* begin STORED DATA *

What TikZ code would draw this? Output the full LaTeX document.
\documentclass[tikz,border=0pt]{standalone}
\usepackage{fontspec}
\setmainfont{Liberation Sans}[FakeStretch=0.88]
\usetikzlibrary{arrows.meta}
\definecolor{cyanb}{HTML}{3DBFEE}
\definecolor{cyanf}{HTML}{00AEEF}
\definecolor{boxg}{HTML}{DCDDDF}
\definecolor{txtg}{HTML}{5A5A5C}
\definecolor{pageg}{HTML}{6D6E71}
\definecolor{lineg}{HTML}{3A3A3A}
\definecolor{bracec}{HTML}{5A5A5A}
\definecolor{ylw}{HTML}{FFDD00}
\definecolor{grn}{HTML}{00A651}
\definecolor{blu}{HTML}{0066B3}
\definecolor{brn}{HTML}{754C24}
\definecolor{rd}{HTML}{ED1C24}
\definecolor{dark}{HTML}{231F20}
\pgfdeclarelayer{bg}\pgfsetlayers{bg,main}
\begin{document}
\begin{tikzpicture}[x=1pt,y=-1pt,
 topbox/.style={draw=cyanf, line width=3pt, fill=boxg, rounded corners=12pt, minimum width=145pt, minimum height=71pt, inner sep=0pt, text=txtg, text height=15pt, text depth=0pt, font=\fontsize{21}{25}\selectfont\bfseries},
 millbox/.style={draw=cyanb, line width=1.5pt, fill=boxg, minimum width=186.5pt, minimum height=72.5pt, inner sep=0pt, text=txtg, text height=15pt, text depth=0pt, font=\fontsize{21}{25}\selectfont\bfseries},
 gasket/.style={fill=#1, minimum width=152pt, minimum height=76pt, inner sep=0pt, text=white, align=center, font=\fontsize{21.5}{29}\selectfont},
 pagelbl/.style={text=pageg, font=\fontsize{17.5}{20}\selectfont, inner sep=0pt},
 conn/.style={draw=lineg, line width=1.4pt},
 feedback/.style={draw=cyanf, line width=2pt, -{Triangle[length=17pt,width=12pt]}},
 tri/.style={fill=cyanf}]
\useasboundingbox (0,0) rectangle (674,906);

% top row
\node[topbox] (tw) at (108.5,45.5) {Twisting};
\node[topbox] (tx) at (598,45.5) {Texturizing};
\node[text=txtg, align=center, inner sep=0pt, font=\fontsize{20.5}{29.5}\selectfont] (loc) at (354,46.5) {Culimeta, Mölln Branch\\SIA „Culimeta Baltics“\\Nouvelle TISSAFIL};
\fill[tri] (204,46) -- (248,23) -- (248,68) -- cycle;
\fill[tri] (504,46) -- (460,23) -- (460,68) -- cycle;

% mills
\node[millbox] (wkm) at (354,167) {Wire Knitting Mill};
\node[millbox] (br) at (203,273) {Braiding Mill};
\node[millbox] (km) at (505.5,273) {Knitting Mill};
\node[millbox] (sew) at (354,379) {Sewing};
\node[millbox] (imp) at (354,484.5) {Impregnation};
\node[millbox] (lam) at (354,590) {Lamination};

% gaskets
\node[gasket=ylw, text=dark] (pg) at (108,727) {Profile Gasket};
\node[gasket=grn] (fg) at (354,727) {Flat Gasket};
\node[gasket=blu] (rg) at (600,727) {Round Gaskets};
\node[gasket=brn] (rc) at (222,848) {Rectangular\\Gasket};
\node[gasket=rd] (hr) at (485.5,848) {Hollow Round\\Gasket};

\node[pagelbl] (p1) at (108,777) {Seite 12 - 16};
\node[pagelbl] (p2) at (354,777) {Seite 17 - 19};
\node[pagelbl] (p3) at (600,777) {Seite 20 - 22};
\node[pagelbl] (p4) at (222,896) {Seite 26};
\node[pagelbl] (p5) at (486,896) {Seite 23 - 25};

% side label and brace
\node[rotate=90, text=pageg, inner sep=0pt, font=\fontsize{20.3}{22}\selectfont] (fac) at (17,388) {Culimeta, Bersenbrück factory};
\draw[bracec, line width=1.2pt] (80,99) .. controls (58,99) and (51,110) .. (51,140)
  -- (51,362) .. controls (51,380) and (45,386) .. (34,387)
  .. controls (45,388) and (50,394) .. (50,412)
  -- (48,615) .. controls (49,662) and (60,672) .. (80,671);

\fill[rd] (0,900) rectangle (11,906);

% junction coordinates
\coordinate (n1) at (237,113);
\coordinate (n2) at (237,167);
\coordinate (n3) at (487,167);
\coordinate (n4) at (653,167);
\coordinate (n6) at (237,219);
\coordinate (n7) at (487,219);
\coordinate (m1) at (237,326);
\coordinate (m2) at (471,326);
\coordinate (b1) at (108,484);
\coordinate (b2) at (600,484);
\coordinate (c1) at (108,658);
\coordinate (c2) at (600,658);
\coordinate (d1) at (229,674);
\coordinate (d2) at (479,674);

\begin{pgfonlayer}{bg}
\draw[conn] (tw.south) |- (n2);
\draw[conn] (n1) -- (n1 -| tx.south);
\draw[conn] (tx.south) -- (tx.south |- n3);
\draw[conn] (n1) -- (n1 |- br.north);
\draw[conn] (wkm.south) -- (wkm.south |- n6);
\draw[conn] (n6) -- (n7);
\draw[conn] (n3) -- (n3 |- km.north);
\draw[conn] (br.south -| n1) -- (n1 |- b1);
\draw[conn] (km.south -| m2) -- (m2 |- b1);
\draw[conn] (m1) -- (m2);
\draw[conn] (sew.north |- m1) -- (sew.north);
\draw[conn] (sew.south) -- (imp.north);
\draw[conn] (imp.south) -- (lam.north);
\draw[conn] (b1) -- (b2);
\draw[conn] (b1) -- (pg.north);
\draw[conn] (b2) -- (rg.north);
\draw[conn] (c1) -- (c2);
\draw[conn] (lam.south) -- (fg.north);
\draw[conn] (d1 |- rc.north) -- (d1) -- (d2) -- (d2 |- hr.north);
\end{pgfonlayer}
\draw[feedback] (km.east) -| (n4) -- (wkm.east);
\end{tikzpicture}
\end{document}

* end STORED DATA *

WRITTEN REQUEST:
Write out the entire listing exactly.

FINAL ANSWER:
What TikZ code would draw this? Output the full LaTeX document.
\documentclass[tikz,border=0pt]{standalone}
\usepackage{fontspec}
\setmainfont{Liberation Sans}[FakeStretch=0.88]
\usetikzlibrary{arrows.meta}
\definecolor{cyanb}{HTML}{3DBFEE}
\definecolor{cyanf}{HTML}{00AEEF}
\definecolor{boxg}{HTML}{DCDDDF}
\definecolor{txtg}{HTML}{5A5A5C}
\definecolor{pageg}{HTML}{6D6E71}
\definecolor{lineg}{HTML}{3A3A3A}
\definecolor{bracec}{HTML}{5A5A5A}
\definecolor{ylw}{HTML}{FFDD00}
\definecolor{grn}{HTML}{00A651}
\definecolor{blu}{HTML}{0066B3}
\definecolor{brn}{HTML}{754C24}
\definecolor{rd}{HTML}{ED1C24}
\definecolor{dark}{HTML}{231F20}
\pgfdeclarelayer{bg}\pgfsetlayers{bg,main}
\begin{document}
\begin{tikzpicture}[x=1pt,y=-1pt,
 topbox/.style={draw=cyanf, line width=3pt, fill=boxg, rounded corners=12pt, minimum width=145pt, minimum height=71pt, inner sep=0pt, text=txtg, text height=15pt, text depth=0pt, font=\fontsize{21}{25}\selectfont\bfseries},
 millbox/.style={draw=cyanb, line width=1.5pt, fill=boxg, minimum width=186.5pt, minimum height=72.5pt, inner sep=0pt, text=txtg, text height=15pt, text depth=0pt, font=\fontsize{21}{25}\selectfont\bfseries},
 gasket/.style={fill=#1, minimum width=152pt, minimum height=76pt, inner sep=0pt, text=white, align=center, font=\fontsize{21.5}{29}\selectfont},
 pagelbl/.style={text=pageg, font=\fontsize{17.5}{20}\selectfont, inner sep=0pt},
 conn/.style={draw=lineg, line width=1.4pt},
 feedback/.style={draw=cyanf, line width=2pt, -{Triangle[length=17pt,width=12pt]}},
 tri/.style={fill=cyanf}]
\useasboundingbox (0,0) rectangle (674,906);

% top row
\node[topbox] (tw) at (108.5,45.5) {Twisting};
\node[topbox] (tx) at (598,45.5) {Texturizing};
\node[text=txtg, align=center, inner sep=0pt, font=\fontsize{20.5}{29.5}\selectfont] (loc) at (354,46.5) {Culimeta, Mölln Branch\\SIA „Culimeta Baltics“\\Nouvelle TISSAFIL};
\fill[tri] (204,46) -- (248,23) -- (248,68) -- cycle;
\fill[tri] (504,46) -- (460,23) -- (460,68) -- cycle;

% mills
\node[millbox] (wkm) at (354,167) {Wire Knitting Mill};
\node[millbox] (br) at (203,273) {Braiding Mill};
\node[millbox] (km) at (505.5,273) {Knitting Mill};
\node[millbox] (sew) at (354,379) {Sewing};
\node[millbox] (imp) at (354,484.5) {Impregnation};
\node[millbox] (lam) at (354,590) {Lamination};

% gaskets
\node[gasket=ylw, text=dark] (pg) at (108,727) {Profile Gasket};
\node[gasket=grn] (fg) at (354,727) {Flat Gasket};
\node[gasket=blu] (rg) at (600,727) {Round Gaskets};
\node[gasket=brn] (rc) at (222,848) {Rectangular\\Gasket};
\node[gasket=rd] (hr) at (485.5,848) {Hollow Round\\Gasket};

\node[pagelbl] (p1) at (108,777) {Seite 12 - 16};
\node[pagelbl] (p2) at (354,777) {Seite 17 - 19};
\node[pagelbl] (p3) at (600,777) {Seite 20 - 22};
\node[pagelbl] (p4) at (222,896) {Seite 26};
\node[pagelbl] (p5) at (486,896) {Seite 23 - 25};

% side label and brace
\node[rotate=90, text=pageg, inner sep=0pt, font=\fontsize{20.3}{22}\selectfont] (fac) at (17,388) {Culimeta, Bersenbrück factory};
\draw[bracec, line width=1.2pt] (80,99) .. controls (58,99) and (51,110) .. (51,140)
  -- (51,362) .. controls (51,380) and (45,386) .. (34,387)
  .. controls (45,388) and (50,394) .. (50,412)
  -- (48,615) .. controls (49,662) and (60,672) .. (80,671);

\fill[rd] (0,900) rectangle (11,906);

% junction coordinates
\coordinate (n1) at (237,113);
\coordinate (n2) at (237,167);
\coordinate (n3) at (487,167);
\coordinate (n4) at (653,167);
\coordinate (n6) at (237,219);
\coordinate (n7) at (487,219);
\coordinate (m1) at (237,326);
\coordinate (m2) at (471,326);
\coordinate (b1) at (108,484);
\coordinate (b2) at (600,484);
\coordinate (c1) at (108,658);
\coordinate (c2) at (600,658);
\coordinate (d1) at (229,674);
\coordinate (d2) at (479,674);

\begin{pgfonlayer}{bg}
\draw[conn] (tw.south) |- (n2);
\draw[conn] (n1) -- (n1 -| tx.south);
\draw[conn] (tx.south) -- (tx.south |- n3);
\draw[conn] (n1) -- (n1 |- br.north);
\draw[conn] (wkm.south) -- (wkm.south |- n6);
\draw[conn] (n6) -- (n7);
\draw[conn] (n3) -- (n3 |- km.north);
\draw[conn] (br.south -| n1) -- (n1 |- b1);
\draw[conn] (km.south -| m2) -- (m2 |- b1);
\draw[conn] (m1) -- (m2);
\draw[conn] (sew.north |- m1) -- (sew.north);
\draw[conn] (sew.south) -- (imp.north);
\draw[conn] (imp.south) -- (lam.north);
\draw[conn] (b1) -- (b2);
\draw[conn] (b1) -- (pg.north);
\draw[conn] (b2) -- (rg.north);
\draw[conn] (c1) -- (c2);
\draw[conn] (lam.south) -- (fg.north);
\draw[conn] (d1 |- rc.north) -- (d1) -- (d2) -- (d2 |- hr.north);
\end{pgfonlayer}
\draw[feedback] (km.east) -| (n4) -- (wkm.east);
\end{tikzpicture}
\end{document}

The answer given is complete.